The Absent Second: An Explanation

In 1931, the Carter Family recorded a song called "Can't Feel At Home," a spiritual about storing up treasure in heaven in the face of the world's cruelty. The chorus contains the line "I can't feel at home in this world anymore." The catalog of copyright entries produced by the Library of Congress Copyright Office contains the following notice for A.P. Carter:

Can't feel at home ; words and melody by A.P. Carter. © 1 c. Aug. 25, 1931; E unp. 45219 ; Southern music pub. co., inc., New York. 21378

A.P.'s lyric and melody is substantially equivalent to another song called "This World Is Not My Home," by Albert E. Brumley, who copyrighted his words and melody in 1936, five years after Carter. Despite the suggestion of authorship suggested by these copyrights, the song is older than either of these versions. In his essay, "Roots of Bluegrass Music," Richard L. Matteson Jr. charts its history, which reaches back in print to a 1909 hymnal and likely long before that in the oral tradition. There are two recordings that predate that of the Carter Family. One is by Sam Jones, from 1924, and the other is by The Kentucky Thorobreds, from 1927.

Sometime in the late 1930s, Woody Guthrie heard a version of the song and penned a parody of it titled "I Ain't Got No Home," which considerably changes the tone of resigned worldly rejection of the original spiritual.
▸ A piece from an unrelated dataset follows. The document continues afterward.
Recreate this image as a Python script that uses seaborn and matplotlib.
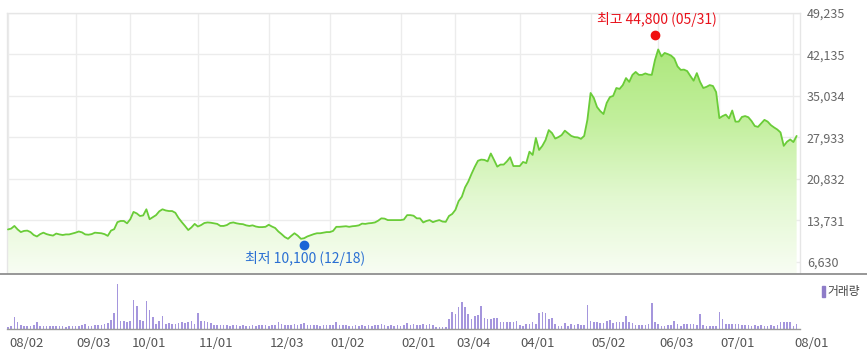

The line "Angels beckon me to heaven's open door/And I can't feel at home in this world anymore," becomes "Rich man took my home and drove me from my door/And I ain't got no home in this world anymore." The earliest recording of "I Ain't Got No Home" that I know of is from 1940, made by Folkways chronicler Alan Lomax for the Library of Congress.

Sixty-eight years later, in 2008, I heard "Can't Feel and Home" and "I Ain't Got No Home," and felt the latter lyric connected well with some lyrics I was writing for what would become The Emerald Arms suite. I decided to arrange "I Ain't Got No Home" as the second movement. After creating the recording and sheet music of the entire work, I set out to discover whose permission I should ask before giving the suite away online as free recordings and a score.